--- RECORDED DATA ---
* * *

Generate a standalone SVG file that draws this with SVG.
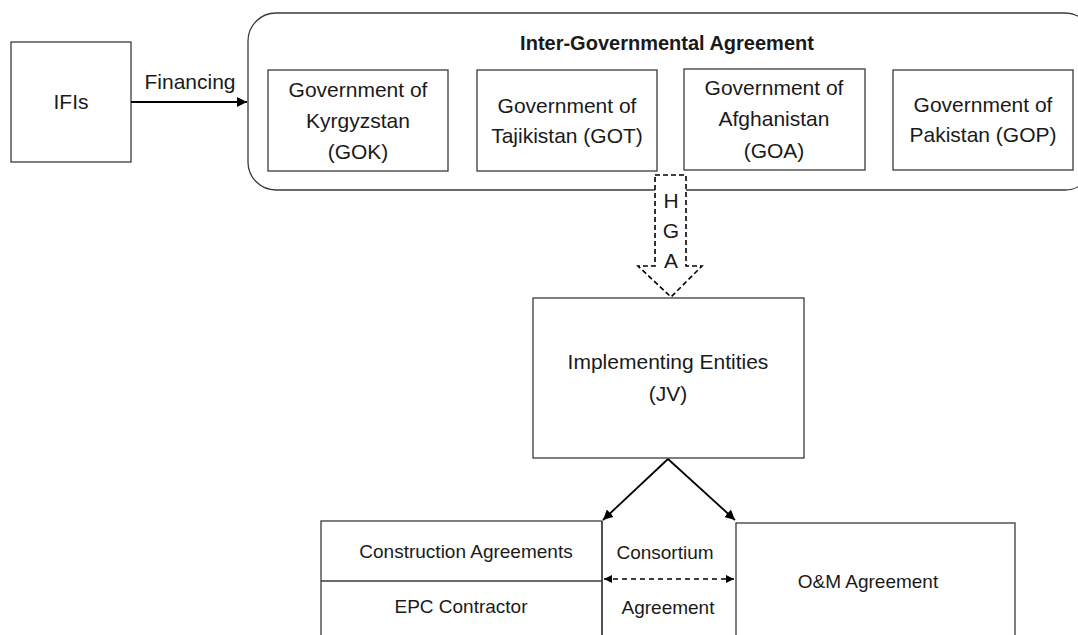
<svg xmlns="http://www.w3.org/2000/svg" width="1078" height="635" viewBox="0 0 1078 635">
<style>
.box{fill:#fff;stroke:#3a3a3a;stroke-width:1.3}
.t{font-family:"Liberation Sans",Arial,sans-serif;fill:#1a1a1a;text-anchor:middle}
.b20{font-size:21px}
.b18{font-size:19px}
.ttl{font-size:20px;font-weight:bold}
.con{stroke:#000;stroke-width:1.8;fill:none}
.dash{stroke:#000;stroke-width:1.6;fill:none;stroke-dasharray:5,4}
</style>
<defs>
<marker id="ah" markerUnits="userSpaceOnUse" markerWidth="12" markerHeight="10" refX="10" refY="5" orient="auto">
<path d="M0,0 L10,5 L0,10 z" fill="#000"/>
</marker>
<marker id="ahs" markerUnits="userSpaceOnUse" markerWidth="10" markerHeight="10" refX="8" refY="4" orient="auto-start-reverse">
<path d="M0,0 L8,4 L0,8 z" fill="#000"/>
</marker>
</defs>
<rect width="1078" height="635" fill="#fff"/>

<g id="iga">
<rect class="box" x="248" y="13" width="845" height="177" rx="28" ry="28"/>
<text class="t ttl" x="667" y="50">Inter-Governmental Agreement</text>
</g>

<g id="ifis">
<rect class="box" x="11" y="42" width="120" height="120"/>
<text class="t b20" x="71" y="109">IFIs</text>
</g>

<g id="gok">
<rect class="box" x="268" y="70" width="180" height="101"/>
<text class="t b20" x="358" y="97">Government of</text>
<text class="t b20" x="358" y="128">Kyrgyzstan</text>
<text class="t b20" x="358" y="159">(GOK)</text>
</g>

<g id="got">
<rect class="box" x="477" y="70" width="180" height="101"/>
<text class="t b20" x="567" y="113">Government of</text>
<text class="t b20" x="567" y="143">Tajikistan (GOT)</text>
</g>

<g id="goa">
<rect class="box" x="684" y="69" width="181" height="101"/>
<text class="t b20" x="774" y="95">Government of</text>
<text class="t b20" x="774" y="126">Afghanistan</text>
<text class="t b20" x="774" y="158">(GOA)</text>
</g>

<g id="gop">
<rect class="box" x="893" y="70" width="180" height="100"/>
<text class="t b20" x="983" y="112">Government of</text>
<text class="t b20" x="983" y="142">Pakistan (GOP)</text>
</g>

<g id="ie">
<rect class="box" x="533" y="298" width="271" height="160"/>
<text class="t b20" x="668" y="369">Implementing Entities</text>
<text class="t b20" x="668" y="401">(JV)</text>
</g>

<g id="epc">
<rect class="box" x="321" y="521" width="281" height="130"/>
<line class="box" x1="321" y1="581" x2="602" y2="581"/>
<text class="t b18" x="466" y="558">Construction Agreements</text>
<text class="t b18" x="461" y="613">EPC Contractor</text>
</g>

<g id="consortium">
<line class="box" x1="602" y1="521" x2="602" y2="640"/>
<text class="t b18" x="665" y="559">Consortium</text>
<text class="t b18" x="668" y="614">Agreement</text>
</g>

<g id="om">
<rect class="box" x="736" y="523" width="279" height="130"/>
<text class="t b18" x="868" y="588">O&amp;M Agreement</text>
</g>

<g id="connectors">
<line class="con" x1="131" y1="102" x2="247" y2="102" marker-end="url(#ah)"/>
<text class="t b20" x="190" y="89">Financing</text>
<polygon points="655,175 686,175 686,266 702,266 671,297 638,266 655,266" fill="#fff" stroke="#000" stroke-width="1.6" stroke-dasharray="5,3"/>
<text class="t b20" x="671" y="208">H</text>
<text class="t b20" x="671" y="238">G</text>
<text class="t b20" x="671" y="268">A</text>
<line class="con" x1="668" y1="459" x2="603" y2="520" marker-end="url(#ah)"/>
<line class="con" x1="668" y1="459" x2="735" y2="520" marker-end="url(#ah)"/>
<line class="dash" x1="604" y1="579" x2="734" y2="579" marker-start="url(#ahs)" marker-end="url(#ahs)"/>
</g>
</svg>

* * *

--- WHAT YOU SHOULD DO ---
Leave out the pictures and print every line of the data exactly.

--- ANSWER TO THE TASK ---
Generate a standalone SVG file that draws this with SVG.
<svg xmlns="http://www.w3.org/2000/svg" width="1078" height="635" viewBox="0 0 1078 635">
<style>
.box{fill:#fff;stroke:#3a3a3a;stroke-width:1.3}
.t{font-family:"Liberation Sans",Arial,sans-serif;fill:#1a1a1a;text-anchor:middle}
.b20{font-size:21px}
.b18{font-size:19px}
.ttl{font-size:20px;font-weight:bold}
.con{stroke:#000;stroke-width:1.8;fill:none}
.dash{stroke:#000;stroke-width:1.6;fill:none;stroke-dasharray:5,4}
</style>
<defs>
<marker id="ah" markerUnits="userSpaceOnUse" markerWidth="12" markerHeight="10" refX="10" refY="5" orient="auto">
<path d="M0,0 L10,5 L0,10 z" fill="#000"/>
</marker>
<marker id="ahs" markerUnits="userSpaceOnUse" markerWidth="10" markerHeight="10" refX="8" refY="4" orient="auto-start-reverse">
<path d="M0,0 L8,4 L0,8 z" fill="#000"/>
</marker>
</defs>
<rect width="1078" height="635" fill="#fff"/>

<g id="iga">
<rect class="box" x="248" y="13" width="845" height="177" rx="28" ry="28"/>
<text class="t ttl" x="667" y="50">Inter-Governmental Agreement</text>
</g>

<g id="ifis">
<rect class="box" x="11" y="42" width="120" height="120"/>
<text class="t b20" x="71" y="109">IFIs</text>
</g>

<g id="gok">
<rect class="box" x="268" y="70" width="180" height="101"/>
<text class="t b20" x="358" y="97">Government of</text>
<text class="t b20" x="358" y="128">Kyrgyzstan</text>
<text class="t b20" x="358" y="159">(GOK)</text>
</g>

<g id="got">
<rect class="box" x="477" y="70" width="180" height="101"/>
<text class="t b20" x="567" y="113">Government of</text>
<text class="t b20" x="567" y="143">Tajikistan (GOT)</text>
</g>

<g id="goa">
<rect class="box" x="684" y="69" width="181" height="101"/>
<text class="t b20" x="774" y="95">Government of</text>
<text class="t b20" x="774" y="126">Afghanistan</text>
<text class="t b20" x="774" y="158">(GOA)</text>
</g>

<g id="gop">
<rect class="box" x="893" y="70" width="180" height="100"/>
<text class="t b20" x="983" y="112">Government of</text>
<text class="t b20" x="983" y="142">Pakistan (GOP)</text>
</g>

<g id="ie">
<rect class="box" x="533" y="298" width="271" height="160"/>
<text class="t b20" x="668" y="369">Implementing Entities</text>
<text class="t b20" x="668" y="401">(JV)</text>
</g>

<g id="epc">
<rect class="box" x="321" y="521" width="281" height="130"/>
<line class="box" x1="321" y1="581" x2="602" y2="581"/>
<text class="t b18" x="466" y="558">Construction Agreements</text>
<text class="t b18" x="461" y="613">EPC Contractor</text>
</g>

<g id="consortium">
<line class="box" x1="602" y1="521" x2="602" y2="640"/>
<text class="t b18" x="665" y="559">Consortium</text>
<text class="t b18" x="668" y="614">Agreement</text>
</g>

<g id="om">
<rect class="box" x="736" y="523" width="279" height="130"/>
<text class="t b18" x="868" y="588">O&amp;M Agreement</text>
</g>

<g id="connectors">
<line class="con" x1="131" y1="102" x2="247" y2="102" marker-end="url(#ah)"/>
<text class="t b20" x="190" y="89">Financing</text>
<polygon points="655,175 686,175 686,266 702,266 671,297 638,266 655,266" fill="#fff" stroke="#000" stroke-width="1.6" stroke-dasharray="5,3"/>
<text class="t b20" x="671" y="208">H</text>
<text class="t b20" x="671" y="238">G</text>
<text class="t b20" x="671" y="268">A</text>
<line class="con" x1="668" y1="459" x2="603" y2="520" marker-end="url(#ah)"/>
<line class="con" x1="668" y1="459" x2="735" y2="520" marker-end="url(#ah)"/>
<line class="dash" x1="604" y1="579" x2="734" y2="579" marker-start="url(#ahs)" marker-end="url(#ahs)"/>
</g>
</svg>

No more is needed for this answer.